Entries provided:
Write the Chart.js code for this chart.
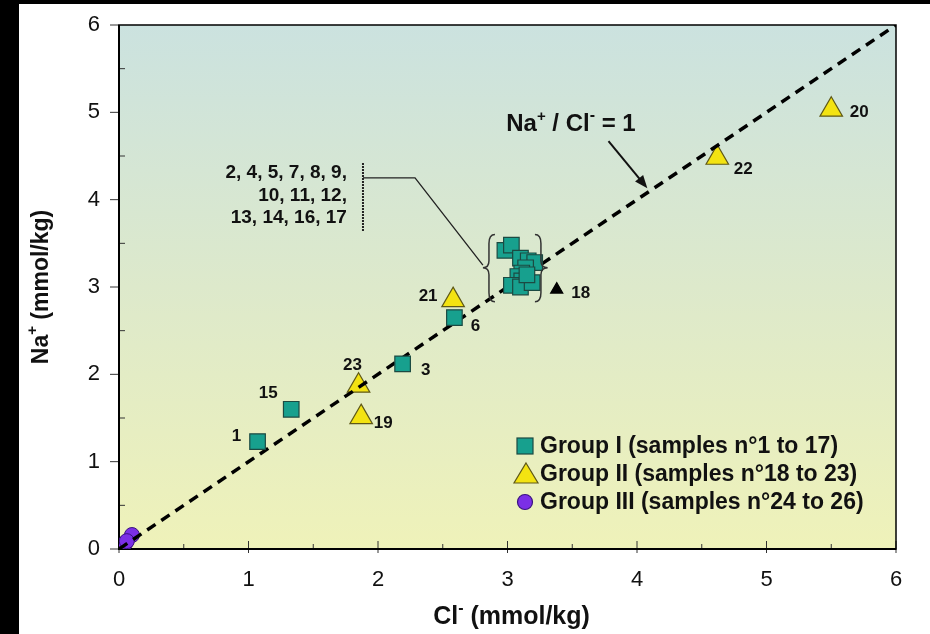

---

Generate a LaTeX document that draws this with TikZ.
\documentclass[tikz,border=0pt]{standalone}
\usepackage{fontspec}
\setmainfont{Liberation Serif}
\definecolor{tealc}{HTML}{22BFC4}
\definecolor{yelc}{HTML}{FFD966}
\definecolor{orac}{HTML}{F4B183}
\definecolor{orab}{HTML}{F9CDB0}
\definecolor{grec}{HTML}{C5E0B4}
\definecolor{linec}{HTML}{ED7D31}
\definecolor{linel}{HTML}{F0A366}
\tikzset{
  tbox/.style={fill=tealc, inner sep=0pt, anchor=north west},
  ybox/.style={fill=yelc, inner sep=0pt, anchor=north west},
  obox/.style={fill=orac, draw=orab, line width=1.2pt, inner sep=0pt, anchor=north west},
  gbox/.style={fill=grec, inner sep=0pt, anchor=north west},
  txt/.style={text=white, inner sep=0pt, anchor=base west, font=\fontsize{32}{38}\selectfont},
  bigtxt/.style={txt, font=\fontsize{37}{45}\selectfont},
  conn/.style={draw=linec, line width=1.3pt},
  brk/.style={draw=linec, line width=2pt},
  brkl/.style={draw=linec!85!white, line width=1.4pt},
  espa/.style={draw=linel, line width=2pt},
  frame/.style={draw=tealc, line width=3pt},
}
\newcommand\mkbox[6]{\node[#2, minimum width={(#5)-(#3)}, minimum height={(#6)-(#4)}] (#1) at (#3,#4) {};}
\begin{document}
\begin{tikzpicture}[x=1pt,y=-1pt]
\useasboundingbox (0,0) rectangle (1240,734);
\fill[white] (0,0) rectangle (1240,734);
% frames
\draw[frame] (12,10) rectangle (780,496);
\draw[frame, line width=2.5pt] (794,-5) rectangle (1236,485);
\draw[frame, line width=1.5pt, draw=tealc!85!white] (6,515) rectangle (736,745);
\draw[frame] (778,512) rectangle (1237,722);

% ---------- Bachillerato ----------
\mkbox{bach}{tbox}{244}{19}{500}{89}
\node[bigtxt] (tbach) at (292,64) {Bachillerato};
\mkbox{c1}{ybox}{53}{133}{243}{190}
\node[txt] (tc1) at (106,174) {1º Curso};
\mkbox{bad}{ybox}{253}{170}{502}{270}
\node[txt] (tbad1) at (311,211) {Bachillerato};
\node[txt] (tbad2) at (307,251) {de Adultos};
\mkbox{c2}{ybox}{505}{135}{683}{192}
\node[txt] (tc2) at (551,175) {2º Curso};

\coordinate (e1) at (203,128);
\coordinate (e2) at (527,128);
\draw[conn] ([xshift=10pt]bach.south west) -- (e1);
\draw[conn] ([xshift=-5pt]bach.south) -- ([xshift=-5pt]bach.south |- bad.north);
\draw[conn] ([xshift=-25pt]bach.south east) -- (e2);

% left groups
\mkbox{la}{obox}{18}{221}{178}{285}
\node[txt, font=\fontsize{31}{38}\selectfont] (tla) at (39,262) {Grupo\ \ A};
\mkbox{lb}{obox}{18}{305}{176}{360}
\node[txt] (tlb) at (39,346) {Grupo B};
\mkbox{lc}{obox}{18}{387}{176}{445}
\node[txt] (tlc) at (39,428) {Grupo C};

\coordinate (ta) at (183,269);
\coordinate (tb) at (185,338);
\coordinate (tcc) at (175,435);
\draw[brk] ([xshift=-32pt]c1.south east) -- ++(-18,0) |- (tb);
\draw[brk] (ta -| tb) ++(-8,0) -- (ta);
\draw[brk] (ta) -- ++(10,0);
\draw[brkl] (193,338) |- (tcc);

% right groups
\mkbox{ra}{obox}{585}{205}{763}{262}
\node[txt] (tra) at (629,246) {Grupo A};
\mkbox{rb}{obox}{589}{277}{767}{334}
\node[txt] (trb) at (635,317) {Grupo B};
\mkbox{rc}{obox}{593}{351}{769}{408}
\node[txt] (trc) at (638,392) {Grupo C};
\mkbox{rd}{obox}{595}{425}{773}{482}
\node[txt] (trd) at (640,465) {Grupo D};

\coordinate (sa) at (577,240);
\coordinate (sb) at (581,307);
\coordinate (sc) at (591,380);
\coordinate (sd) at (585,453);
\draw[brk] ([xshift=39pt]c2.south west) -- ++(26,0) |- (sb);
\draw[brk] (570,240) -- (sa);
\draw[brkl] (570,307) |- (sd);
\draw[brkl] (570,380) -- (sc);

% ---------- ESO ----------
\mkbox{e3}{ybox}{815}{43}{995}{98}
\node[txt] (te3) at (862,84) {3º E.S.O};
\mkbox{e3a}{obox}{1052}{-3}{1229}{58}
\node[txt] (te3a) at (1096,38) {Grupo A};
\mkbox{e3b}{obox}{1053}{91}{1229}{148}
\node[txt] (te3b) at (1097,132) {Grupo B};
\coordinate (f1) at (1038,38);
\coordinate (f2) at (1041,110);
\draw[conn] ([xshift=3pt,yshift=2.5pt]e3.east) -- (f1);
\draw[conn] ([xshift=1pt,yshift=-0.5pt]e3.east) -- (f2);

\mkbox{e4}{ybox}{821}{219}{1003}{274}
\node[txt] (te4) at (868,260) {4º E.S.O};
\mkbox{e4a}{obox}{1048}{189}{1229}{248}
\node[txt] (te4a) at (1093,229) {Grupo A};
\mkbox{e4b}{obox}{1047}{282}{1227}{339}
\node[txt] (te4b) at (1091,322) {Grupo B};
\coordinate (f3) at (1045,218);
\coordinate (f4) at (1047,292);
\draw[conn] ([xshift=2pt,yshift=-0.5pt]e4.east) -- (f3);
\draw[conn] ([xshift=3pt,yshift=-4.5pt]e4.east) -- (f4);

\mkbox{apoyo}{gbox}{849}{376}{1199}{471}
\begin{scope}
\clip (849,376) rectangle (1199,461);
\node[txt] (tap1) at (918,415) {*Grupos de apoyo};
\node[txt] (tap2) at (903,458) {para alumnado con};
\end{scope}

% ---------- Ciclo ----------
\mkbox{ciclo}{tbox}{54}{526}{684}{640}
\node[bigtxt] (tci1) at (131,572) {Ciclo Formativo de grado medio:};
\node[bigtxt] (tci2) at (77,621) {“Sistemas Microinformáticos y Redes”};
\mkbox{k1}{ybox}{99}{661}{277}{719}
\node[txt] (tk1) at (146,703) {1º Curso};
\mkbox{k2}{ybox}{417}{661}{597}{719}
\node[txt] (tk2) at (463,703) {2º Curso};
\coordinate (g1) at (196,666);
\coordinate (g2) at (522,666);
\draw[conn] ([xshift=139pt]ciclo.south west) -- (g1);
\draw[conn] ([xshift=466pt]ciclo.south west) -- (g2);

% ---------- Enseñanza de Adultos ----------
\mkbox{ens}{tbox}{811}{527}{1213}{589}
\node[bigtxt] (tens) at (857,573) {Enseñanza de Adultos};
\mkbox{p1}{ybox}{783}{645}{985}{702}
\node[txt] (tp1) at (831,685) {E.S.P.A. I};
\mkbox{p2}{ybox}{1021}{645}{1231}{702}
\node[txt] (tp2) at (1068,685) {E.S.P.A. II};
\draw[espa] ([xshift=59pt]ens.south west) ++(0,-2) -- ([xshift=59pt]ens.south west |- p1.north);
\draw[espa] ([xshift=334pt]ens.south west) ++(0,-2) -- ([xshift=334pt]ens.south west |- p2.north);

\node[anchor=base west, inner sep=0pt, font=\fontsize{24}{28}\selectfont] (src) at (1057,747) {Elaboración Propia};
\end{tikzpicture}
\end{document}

Goal:
Write out every line of the listing that holds the word "this".

Expected answer:
Write the Chart.js code for this chart.
Generate a LaTeX document that draws this with TikZ.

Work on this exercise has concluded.